Турецкий посаженник начнет свое правление с казни казацких «лыцарей», насоливших Османской державе. Обильно снабженный деньгами, как со стороны немецких правителей, так и стороны Порты, король наймет большую армию нового типа, и проведет три похода на Русь, с прицелом на Москву. Правда, деньги, а вместе с тем и наступательный порыв немецких наемников, кончатся во время длительной осады Пскова.
Баторий вводит практику назначения православных епископов — среди них появляются скрытые католики. Паны сами ставят приходских священников в своих имениях, иногда это даже без рукоположения в сан.[5] Это так называемое «право патроната» на практике выливалось в вымогание денег у кандидатов на приход. Православные церкви стали в руках пана или арендатора имения доходным объектом, за каждое богослужение или священодействие прихожане должны были платить.[6]
Иезуиты наводняют западно-русский край и начинают захватывать православные храмы.
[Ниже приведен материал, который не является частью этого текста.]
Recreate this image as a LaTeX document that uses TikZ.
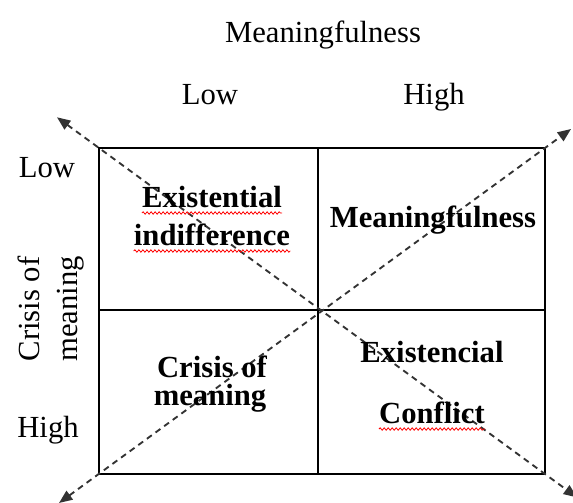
\documentclass[tikz,border=0pt]{standalone}
\usepackage{fontspec}
\setmainfont{Liberation Serif}
\usepackage{tikz}
\usetikzlibrary{arrows.meta, decorations.pathmorphing}

\tikzset{
  axislabel/.style={anchor=base, inner sep=0pt,
    font=\fontsize{23}{28}\selectfont},
  quadlabel/.style={anchor=base, inner sep=0pt,
    font=\fontsize{23}{28}\selectfont\bfseries},
  grid/.style={line width=1.5pt, color=black},
  diag/.style={{Triangle[length=10pt, width=8pt]}-{Triangle[length=10pt, width=8pt]},
    line width=1.4pt, dash pattern=on 4.5pt off 3.5pt, color=black!80},
  spell/.style={red, line width=0.6pt, decorate,
    decoration={snake, amplitude=0.9pt, segment length=3pt}}
}

\begin{document}
\begin{tikzpicture}[x=0.75pt, y=-0.75pt]
  \useasboundingbox (0,0) rectangle (573,502);
  \clip (0,0) rectangle (573,502);

  % Corners of the matrix
  \coordinate (nw) at (99,148);
  \coordinate (se) at (545,474);
  \coordinate (ne) at (545,148);
  \coordinate (sw) at (99,474);

  % Ends of the two dashed diagonals
  \coordinate (tipnw) at (57,117.3);
  \coordinate (tipse) at (577,497.4);
  \coordinate (tipne) at (571,129);
  \coordinate (tipsw) at (59,503);

  % Four quadrants
  \draw[grid] (nw) rectangle (se);
  \draw[grid] (318,148) -- (318,474);
  \draw[grid] (99,310) -- (545,310);

  % Diagonals
  \draw[diag] (tipnw) -- (tipse);
  \draw[diag] (tipsw) -- (tipne);

  % Horizontal axis
  \node[axislabel] (xtitle) at (323,43) {Meaningfulness};
  \node[axislabel] (xlow) at (210,105) {Low};
  \node[axislabel] (xhigh) at (434,105) {High};

  % Vertical axis
  \node[axislabel] (ylow) at (47,177) {Low};
  \node[axislabel] (yhigh) at (48,437) {High};
  \node[axislabel, anchor=center, rotate=90] (ytitle1) at (29,309) {Crisis of};
  \node[axislabel, anchor=center, rotate=90] (ytitle2) at (71,309) {meaning};

  % Quadrant names
  \node[quadlabel] (exi) at (212,207) {Existential};
  \node[quadlabel] (ind) at (212,245) {indifference};
  \node[quadlabel] (mea) at (433,227) {Meaningfulness};
  \node[quadlabel] (cri) at (212,377) {Crisis of};
  \node[quadlabel] (cme) at (210,405) {meaning};
  \node[quadlabel] (exc) at (432,362) {Existencial};
  \node[quadlabel] (con) at (432,423) {Conflict};

  % Spell-check marks
  \draw[spell] ([yshift=-4.5pt]exi.base west) -- ([yshift=-4.5pt]exi.base east);
  \draw[spell] ([yshift=-4.5pt]ind.base west) -- ([yshift=-4.5pt]ind.base east);
  \draw[spell] ([yshift=-4.5pt]con.base west) -- ([yshift=-4.5pt]con.base east);
\end{tikzpicture}
\end{document}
В двадцати западно-русских городах иезуиты основывают свои училища, виленская иезуитская коллегия обращается в в академию. При церквах основывают иезуитские братства, про соборах иезуитские миссии.
В самой Польше иезуиты будут подчинять университеты и сжигать неугодные книги, раздувать антисемитизм и ненависть к другим конфессиям.
Сыновья могущественных магнатов, православных и кальвинистов (Чарторыйских, Радзивиллов) совращаются иезуитами в католичество. В 1598 г. пятьдесят восемь высокородных литовско-русских вельмож (Тышкевичи, Збаражские и др.) заявляют о принятии католичества. Окатоличившиеся землевладельцы вместе с агрессивным католическим клиром усиленно размножают на западнорусских землях костелы и кляшторы (монастыри). Род могущественных Острожских, окатоличившись, передает ксендзам православные храмы во всех своих обширных владениях — только на Волыни им принадлежало 25 городов, 10 местечек и 670 селений. К числу новых католиков относились и сыновья беглого «диссидента» А. Курбского.
Мелкая западнорусская шляхта вознаграждалась за переход в латинство чинами и должностями, разнообразными возможностями кормиться от населения. Начиная с 1649 г. православных больше не допускали в Сенат, к государственным должностям любого уровня.